Presteigne is no longer a secret. This may be a festival known for having more composers per square yard than the others, but it never makes its commitment to new music seem uncompromising or remote. Rather, it succeeds in creating an ambiance where, far from feeling intimidated by commissioned work, the audience accepts it as a kind of aural orienteering, more challenging than rambling in familiar foothills and potentially more rewarding.
Joe Duddell's Mnemonic, its title inspired by the Théatre de Complicité play dealing with memory and time, was premiered in the festival's opening concert. Scored for solo flute and harp with string orchestra, it was described by Duddell as a "chamber concerto", a disclaimer against assumptions of scale or pretension. It did eschew display, with no harp glissandi or pyrotechnics to risk cliche, but the characteristic timbres of the solo instruments - Katherine Baker's flute full and smooth, Suzanne Willison's brittle harp - were set against each other as well as the strings.
The nature of the music was more reflective than Duddell's usual style. And while there is an irony in a piece called Mnemonic being so understated and economical in its material that there is nothing obviously memorable to it, its elegantly crafted block-structure with a constant interplay of metre and rhythmic pattern managed to intrigue the ear in a way that imprints itself quite firmly in the mind.

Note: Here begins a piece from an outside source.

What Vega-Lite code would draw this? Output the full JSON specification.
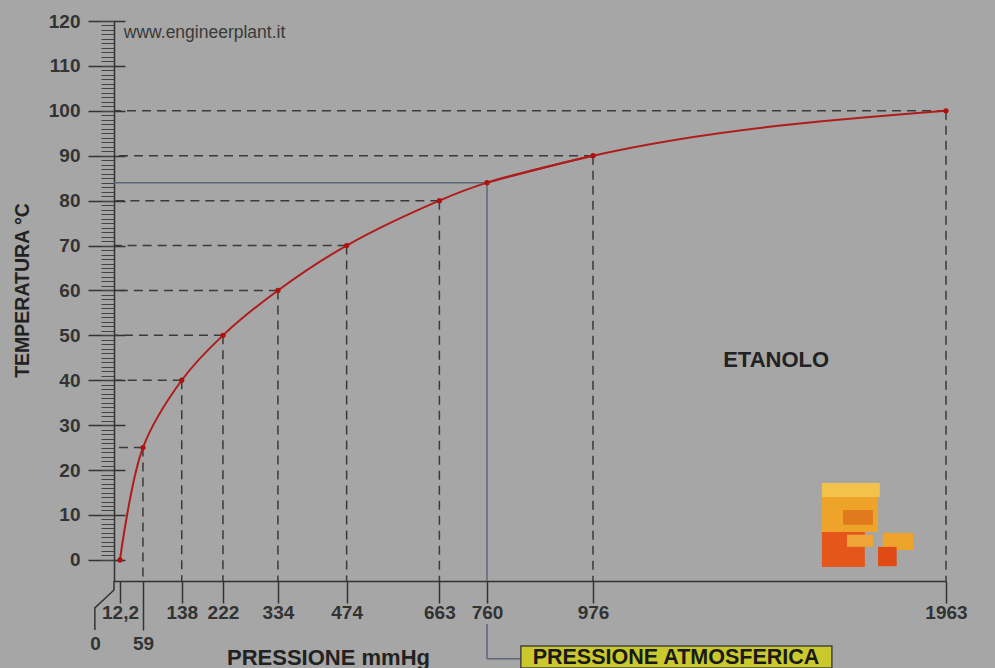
{
  "$schema": "https://vega.github.io/schema/vega-lite/v6.json",
  "width": 881,
  "height": 560,
  "autosize": "none",
  "padding": {"left": 114, "top": 21, "right": 0, "bottom": 87},
  "background": "#a6a6a6",
  "config": {"view": {"stroke": null}, "font": "Liberation Sans"},
  "datasets": {
    "pts": [
      {"p": 12.2, "t": 0},
      {"p": 59, "t": 25},
      {"p": 138, "t": 40},
      {"p": 222, "t": 50},
      {"p": 334, "t": 60},
      {"p": 474, "t": 70},
      {"p": 663, "t": 80},
      {"p": 760, "t": 84},
      {"p": 976, "t": 90},
      {"p": 1963, "t": 100}
    ]
  },
  "resolve": {"axis": {"x": "independent", "y": "independent"}},
  "layer": [
    {
      "data": {"name": "pts"},
      "transform": [{"filter": "datum.p != 12.2 && datum.p != 760"}],
      "mark": {"type": "rule", "color": "#3a3a3a", "strokeWidth": 1.5, "strokeDash": [9, 6]},
      "encoding": {
        "x": {"field": "p", "type": "quantitative",
          "scale": {"type": "linear", "domain": [0, 976, 1963], "range": [0, 479, 832], "nice": false, "zero": false},
          "axis": {"orient": "bottom", "values": [12.2, 138, 222, 334, 474, 663, 760, 976, 1963],
            "tickSize": 22, "tickWidth": 1.5, "tickColor": "#333", "domainColor": "#333", "domainWidth": 1.5,
            "labelPadding": 0, "labelFontSize": 19, "labelFontWeight": "bold", "labelColor": "#333",
            "labelFont": "Liberation Sans", "labelFlush": false, "labelOverlap": false, "grid": false, "title": null,
            "labelExpr": "datum.value == 12.2 ? '12,2' : format(datum.value, 'd')"}},
        "x2": {"datum": 0},
        "y": {"field": "t", "type": "quantitative",
          "scale": {"domain": [-4.7, 120], "nice": false, "zero": false},
          "axis": {"orient": "left", "values": [0, 10, 20, 30, 40, 50, 60, 70, 80, 90, 100, 110, 120],
            "offset": -11, "tickSize": 37, "tickWidth": 1.5, "tickColor": "#333", "domain": false,
            "labelPadding": 8, "labelFontSize": 19, "labelFontWeight": "bold", "labelColor": "#333",
            "labelFont": "Liberation Sans", "labelFlush": false, "labelOverlap": false, "grid": false, "title": null,
            "labelExpr": "format(datum.value, 'd')"}}
      }
    },
    {
      "data": {"name": "pts"},
      "transform": [{"filter": "datum.p != 12.2 && datum.p != 760"}],
      "mark": {"type": "rule", "color": "#3a3a3a", "strokeWidth": 1.5, "strokeDash": [9, 6]},
      "encoding": {
        "x": {"field": "p", "type": "quantitative",
          "scale": {"type": "linear", "domain": [0, 976, 1963], "range": [0, 479, 832], "nice": false, "zero": false},
          "axis": {"orient": "bottom", "values": [0, 59], "domain": false,
            "tickSize": 49, "tickWidth": 1.5, "tickColor": "#333",
            "tickOpacity": {"condition": {"test": "datum.value == 0", "value": 0}, "value": 1},
            "labelOffset": {"condition": {"test": "datum.value == 0", "value": -19}, "value": 0},
            "labelPadding": 4, "labelFontSize": 19, "labelFontWeight": "bold", "labelColor": "#333",
            "labelFont": "Liberation Sans", "labelFlush": false, "labelOverlap": false, "grid": false,
            "labelExpr": "format(datum.value, 'd')",
            "title": "PRESSIONE mmHg", "titleFont": "Liberation Sans", "titleFontSize": 22, "titleFontWeight": "bold",
            "titleColor": "#222", "titleX": 214, "titleY": 76, "titleAlign": "center", "titleBaseline": "middle"}},
        "y": {"field": "t", "type": "quantitative",
          "scale": {"domain": [-4.7, 120], "nice": false, "zero": false},
          "axis": {"orient": "left",
            "values": [0,1,2,3,4,5,6,7,8,9,10,11,12,13,14,15,16,17,18,19,20,21,22,23,24,25,26,27,28,29,30,31,32,33,34,35,36,37,38,39,40,41,42,43,44,45,46,47,48,49,50,51,52,53,54,55,56,57,58,59,60,61,62,63,64,65,66,67,68,69,70,71,72,73,74,75,76,77,78,79,80,81,82,83,84,85,86,87,88,89,90,91,92,93,94,95,96,97,98,99,100,101,102,103,104,105,106,107,108,109,110,111,112,113,114,115,116,117,118,119,120],
            "tickSize": 13, "tickWidth": 1, "tickColor": "#444", "labels": false,
            "domain": true, "domainColor": "#333", "domainWidth": 1.5, "grid": false,
            "title": "TEMPERATURA °C", "titleFont": "Liberation Sans", "titleFontSize": 19.5, "titleFontWeight": "bold",
            "titleColor": "#222", "titleX": -92, "titleY": 269, "titleAngle": -90, "titleAlign": "center", "titleBaseline": "middle"}},
        "y2": {"datum": -4.7}
      }
    },
    {
      "mark": {"type": "rule", "color": "#333", "strokeWidth": 1.5},
      "encoding": {"y": {"datum": 120, "type": "quantitative", "axis": null}}
    },
    {
      "data": {"values": [
        {"seg": "h", "p": 0, "t": 84, "o": 1},
        {"seg": "h", "p": 760, "t": 84, "o": 2},
        {"seg": "v", "p": 760, "t": 84, "o": 1},
        {"seg": "v", "p": 760, "t": -4.7, "o": 2},
        {"seg": "l", "p": 760, "t": -14.3, "o": 1},
        {"seg": "l", "p": 760, "t": -22, "o": 2},
        {"seg": "l", "p": 829, "t": -22, "o": 3}
      ]},
      "mark": {"type": "line", "color": "#5f6678", "strokeWidth": 1.5},
      "encoding": {
        "x": {"field": "p", "type": "quantitative", "axis": null},
        "y": {"field": "t", "type": "quantitative", "axis": null},
        "detail": {"field": "seg"},
        "order": {"field": "o"}
      }
    },
    {
      "data": {"values": [
        {"p": 0, "t": -4.7, "o": 1},
        {"p": 0, "t": -6.7, "o": 2},
        {"p": -39, "t": -10.7, "o": 3},
        {"p": -39, "t": -15.6, "o": 4}
      ]},
      "mark": {"type": "line", "color": "#333", "strokeWidth": 1.5},
      "encoding": {
        "x": {"field": "p", "type": "quantitative", "axis": null},
        "y": {"field": "t", "type": "quantitative", "axis": null},
        "order": {"field": "o"}
      }
    },
    {
      "data": {"name": "pts"},
      "transform": [{"filter": "datum.p <= 976"}],
      "mark": {"type": "line", "color": "#b01c1c", "strokeWidth": 2, "interpolate": "catmull-rom"},
      "encoding": {
        "x": {"field": "p", "type": "quantitative", "axis": null},
        "y": {"field": "t", "type": "quantitative", "axis": null}
      }
    },
    {
      "data": {"name": "pts"},
      "transform": [{"filter": "datum.p >= 760"}],
      "mark": {"type": "line", "color": "#b01c1c", "strokeWidth": 2, "interpolate": "monotone"},
      "encoding": {
        "x": {"field": "p", "type": "quantitative", "axis": null},
        "y": {"field": "t", "type": "quantitative", "axis": null}
      }
    },
    {
      "data": {"name": "pts"},
      "mark": {"type": "circle", "color": "#b01010", "size": 28, "opacity": 1},
      "encoding": {
        "x": {"field": "p", "type": "quantitative", "axis": null},
        "y": {"field": "t", "type": "quantitative", "axis": null}
      }
    },
    {
      "data": {"values": [{"p": 829, "p2": 1644, "t": -19.2, "t2": -24.1}]},
      "mark": {"type": "rect", "fill": "#c9c92e", "stroke": "#444", "strokeWidth": 1.5},
      "encoding": {
        "x": {"field": "p", "type": "quantitative", "axis": null},
        "x2": {"field": "p2"},
        "y": {"field": "t", "type": "quantitative", "axis": null},
        "y2": {"field": "t2"}
      }
    },
    {
      "data": {"values": [{"label": "PRESSIONE ATMOSFERICA", "p": 1208, "t": -21.8}]},
      "mark": {"type": "text", "font": "Liberation Sans", "fontSize": 21.5, "fontWeight": "bold", "color": "#1a1a1a", "align": "center", "baseline": "middle"},
      "encoding": {
        "x": {"field": "p", "type": "quantitative", "axis": null},
        "y": {"field": "t", "type": "quantitative", "axis": null},
        "text": {"field": "label"}
      }
    },
    {
      "data": {"values": [{"label": "ETANOLO", "p": 1488, "t": 44.5}]},
      "mark": {"type": "text", "font": "Liberation Sans", "fontSize": 22, "fontWeight": "bold", "color": "#222", "align": "center", "baseline": "middle"},
      "encoding": {
        "x": {"field": "p", "type": "quantitative", "axis": null},
        "y": {"field": "t", "type": "quantitative", "axis": null},
        "text": {"field": "label"}
      }
    },
    {
      "data": {"values": [{"label": "www.engineerplant.it", "p": 20, "t": 117.3}]},
      "mark": {"type": "text", "font": "Liberation Sans", "fontSize": 17.5, "color": "#3a3a3a", "align": "left", "baseline": "middle"},
      "encoding": {
        "x": {"field": "p", "type": "quantitative", "axis": null},
        "y": {"field": "t", "type": "quantitative", "axis": null},
        "text": {"field": "label"}
      }
    },
    {
      "data": {"values": [
        {"part": "top", "p": 1616, "p2": 1778, "t": 17.1, "t2": 14.0},
        {"part": "upper", "p": 1616, "p2": 1773, "t": 14.0, "t2": 6.2},
        {"part": "notch", "p": 1675, "p2": 1759, "t": 11.1, "t2": 7.8},
        {"part": "lower", "p": 1616, "p2": 1736, "t": 6.2, "t2": -1.6},
        {"part": "notch2", "p": 1686, "p2": 1759, "t": 5.6, "t2": 2.9},
        {"part": "dottop", "p": 1786, "p2": 1871, "t": 6.0, "t2": 2.2},
        {"part": "dot", "p": 1773, "p2": 1825, "t": 2.9, "t2": -1.4}
      ]},
      "mark": {"type": "rect"},
      "encoding": {
        "x": {"field": "p", "type": "quantitative", "axis": null},
        "x2": {"field": "p2"},
        "y": {"field": "t", "type": "quantitative", "axis": null},
        "y2": {"field": "t2"},
        "color": {"field": "part", "type": "nominal", "legend": null,
          "scale": {"domain": ["top", "upper", "notch", "lower", "notch2", "dottop", "dot"],
            "range": ["#f2c24a", "#eea42a", "#e07a1c", "#e4561a", "#eea436", "#eea42a", "#e04a14"]}}
      }
    }
  ]
}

Part of what is satisfying at Presteigne is the fine acoustic of St Andrew's Church, which brings real clarity to felicities of colour more often lost. Thanks, too, to sensitive playing from the Presteigne Festival Orchestra under the direction of artistic director George Vass, inner counterpoints in Elgar's E minor Serenade emerged subtly, as did the timpani in Poulenc's G minor Concerto, in which Jennifer Bate was the organ soloist. Bartok's Divertimento was the nicely acerbic foil.